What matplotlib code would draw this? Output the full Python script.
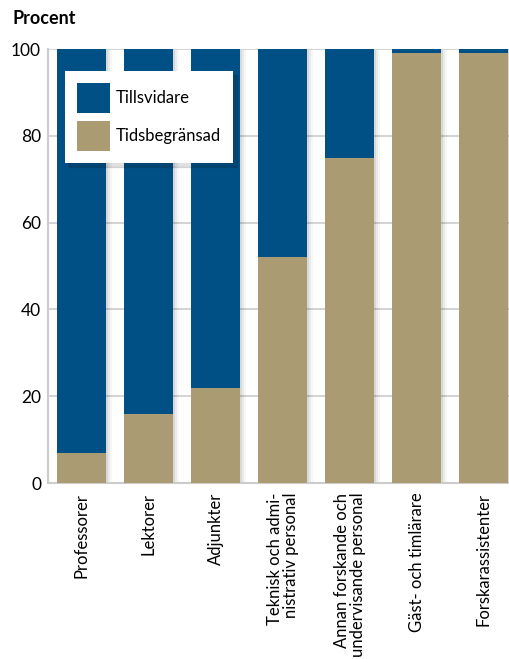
import matplotlib
matplotlib.use("Agg")
import matplotlib.pyplot as plt
import matplotlib.transforms as mtransforms
import numpy as np

categories = ["Professorer", "Lektorer", "Adjunkter",
              "Teknisk och admi-\nnistrativ personal",
              "Annan forskande och\nundervisande personal",
              "Gäst- och timlärare", "Forskarassistenter"]
tidsbegransad = [7, 16, 22, 52, 75, 99, 99]
tillsvidare = [100 - v for v in tidsbegransad]
yticks = [0, 20, 40, 60, 80, 100]

blue = "#004f85"
tan = "#aa9b72"

plt.rcParams['font.family'] = ['Lato', 'DejaVu Sans']

fig = plt.figure(figsize=(5.09, 6.59), dpi=100)
ax = fig.add_axes([48/509, 176/659, 1 - 48/509, (610-176)/659])

x = np.arange(len(categories))
width = 0.73
totals = [a + b for a, b in zip(tidsbegransad, tillsvidare)]

# soft shadows behind bars
for k, (dx, a) in enumerate([(2, 0.07), (4, 0.05), (6, 0.03)]):
    off = mtransforms.offset_copy(ax.transData, fig=fig, x=dx, y=-1, units='dots')
    ax.bar(x, totals, width=width, color='black', alpha=a, transform=off,
           zorder=2, linewidth=0)

b1 = ax.bar(x, tidsbegransad, width=width, color=tan, label="Tidsbegränsad", zorder=3)
b2 = ax.bar(x, tillsvidare, bottom=tidsbegransad, width=width, color=blue,
            label="Tillsvidare", zorder=3)

ax.set_xlim(-0.5, 6.38)
ax.set_ylim(0, 100)
ax.set_yticks(yticks)
ax.set_yticklabels([str(v) for v in yticks], fontsize=12.5)
ax.set_xticks(x)
ax.set_xticklabels(categories, rotation=90, fontsize=12, va='top', ha='center',
                   multialignment='right', linespacing=1.0)
ax.tick_params(axis='both', length=0, pad=5)
ax.tick_params(axis='x', pad=7)
ax.grid(axis='y', color='#cccccc', linewidth=1.2, zorder=0)
for s in ['top', 'right']:
    ax.spines[s].set_visible(False)
for s in ['left', 'bottom']:
    ax.spines[s].set_color('#cccccc')
    ax.spines[s].set_linewidth(1.5)

leg = ax.legend(handles=[b2, b1], labels=["Tillsvidare", "Tidsbegränsad"],
                loc='upper left', bbox_to_anchor=(17/461, 1 - 22/434), fontsize=12,
                frameon=True, fancybox=False,
                shadow={'color': 'black', 'alpha': 0.12, 'ox': 3, 'oy': -3},
                framealpha=1,
                handlelength=2.0, handleheight=2.4, borderpad=0.7,
                labelspacing=0.5, handletextpad=0.35, borderaxespad=0)
leg.get_frame().set_edgecolor('none')
leg.get_frame().set_facecolor('white')
leg.set_zorder(5)

fig.text(12/509, 1 - 19/659, "Procent", fontsize=13, fontweight='bold', va='center', ha='left')

fig.savefig("out.png", dpi=100)
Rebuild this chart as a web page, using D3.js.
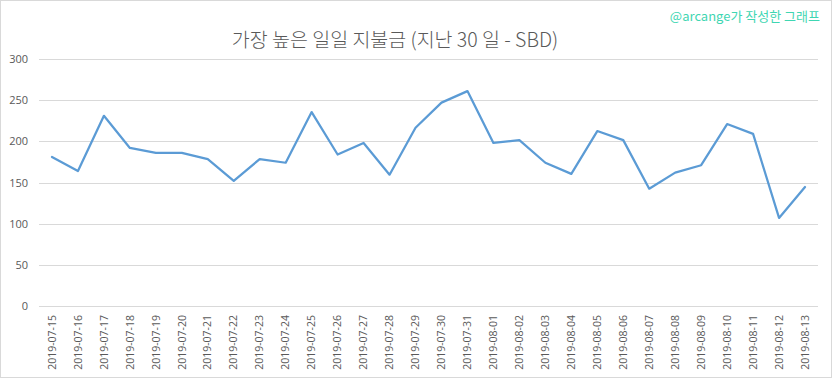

⁂

§ **GIVEN PROBLEM**: Return nothing but the lines running from the start of the data to the line with "import numpy as np", please, both ends included and no pictures.

§ **SOLUTION**:
What matplotlib code would draw this? Output the full Python script.
import matplotlib
matplotlib.use("Agg")
import matplotlib.pyplot as plt
import matplotlib.transforms as mtransforms
import numpy as np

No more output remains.